En la segunda parte, el libro se interroga sobre las posibilidades colectivas y políticas del llanto. En tal sentido, el llanto es incorporado dentro de los márgenes del reconocimiento, en tanto asume la función de una demanda que transita desde la deploración –la queja por el mal sufrido– a la imploración –la transformación de la queja rumiada individualmente en clamor que se expresa en el espacio público–. El despliegue del llanto en el ágora es una demanda dirigida a la polis, un llamado que pretende exponer las disimetrías entre un poder de aniquilación y la impotencia de las víctimas, quienes, solo premunidos por el poder de implorar, se apropian de la potencia que les otorga la denuncia a fin de dar cuenta de la injusticia de la que han sido objeto. Es en este sentido que Le Blanc sitúa el llanto como el punto de origen la justicia, en tanto este transmuta la experiencia de pérdida en denuncia, abriendo así el espacio de instanciación para la tragedia, una vía en que lo “patético es la ruta hacia lo político” (p. 148). Será a través de la figura de Antígona que Le Blanc explorará la potencia de las lágrimas frente a la potestas, el lugar de la autoridad capaz de infligir el dolor de la injusticia. Enfrentada a la ley de la ciudad Antígona responderá con la potencia de sus lamentos, una forma de llorar que deja de concernir solo a la doliente hermana que brega para ofrecer sepultura a su hermano, ya que adquiere la capacidad de desgarrar la soberanía del poder vigente. Vemos así que la afectación del doliente no es una condena de impotencia, ya que ella es también la fuente de un afecto político fundamental: la rabia. Esta es para Le Blanc una forma de sublevación de las lágrimas, una respuesta ante la ausencia de reconocimiento que amenaza al llorador(a). El no reconocimiento de las lágrimas resultaría en el borramiento de la significación política, social y moral de los lloradores, lo que Le Blanc interpreta tanto como una eliminación de los sobrevivientes, pero también como la creación de un complejo melancólico que se introyecta desde el campo social en el espacio psíquico de los dolientes.

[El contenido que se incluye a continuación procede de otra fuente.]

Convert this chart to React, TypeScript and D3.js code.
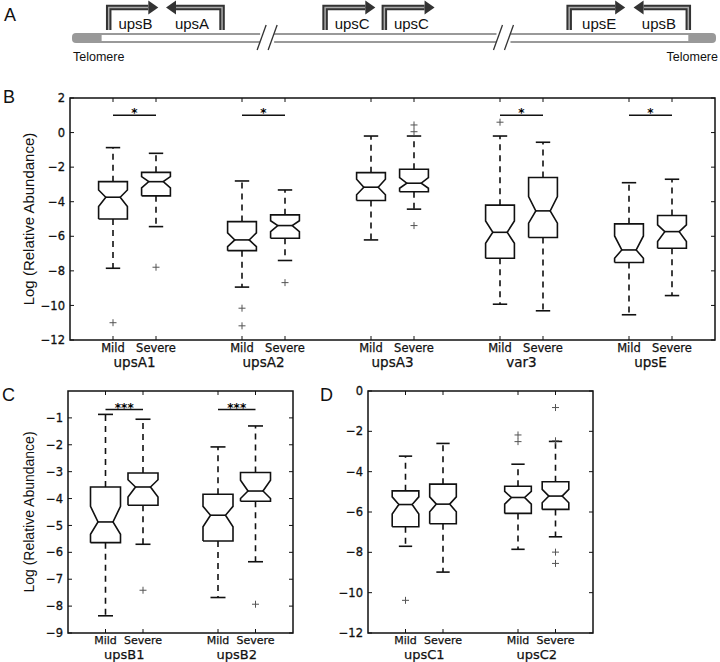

Lo que está en juego en el reconocimiento de valor colectivo del llorar es la posibilidad misma de lo humano, en tanto constituye una forma de atravesar los límites que impone una alteridad que segrega entre las vidas que quedan dentro de los márgenes de lo humano de aquellas que son arrojadas fuera de sus lindes; llorar por la vida de los otros, ser contagiado por el llanto de aquellos que han sido arrojados más allá del umbral de la visibilidad y la existencia social, es un modo de recuperar esas vidas liminares, esas existencias amenazadas por el proceso deshumanizador que supone la ausencia de llanto y duelo al que son expuestas. Si lo humano vuelve a comparecer en el acto de un llorar colectivo que reconoce la injusticia y devuelve a las vidas segadas al espacio del reconocimiento, entonces las lágrimas son para Le Blanc la posibilidad de sostener una potencia capaz de inventar un futuro, una forma de abrir una senda que permita escapar a la melancolía insondable de un duelo sin duelo, un duelo doble ya que implica una pérdida inicial causada por la injusticia, pero también una pérdida posterior que recae sobre todo el cuerpo social cuando se niega la posibilidad del llanto y la conmemoración de las víctimas.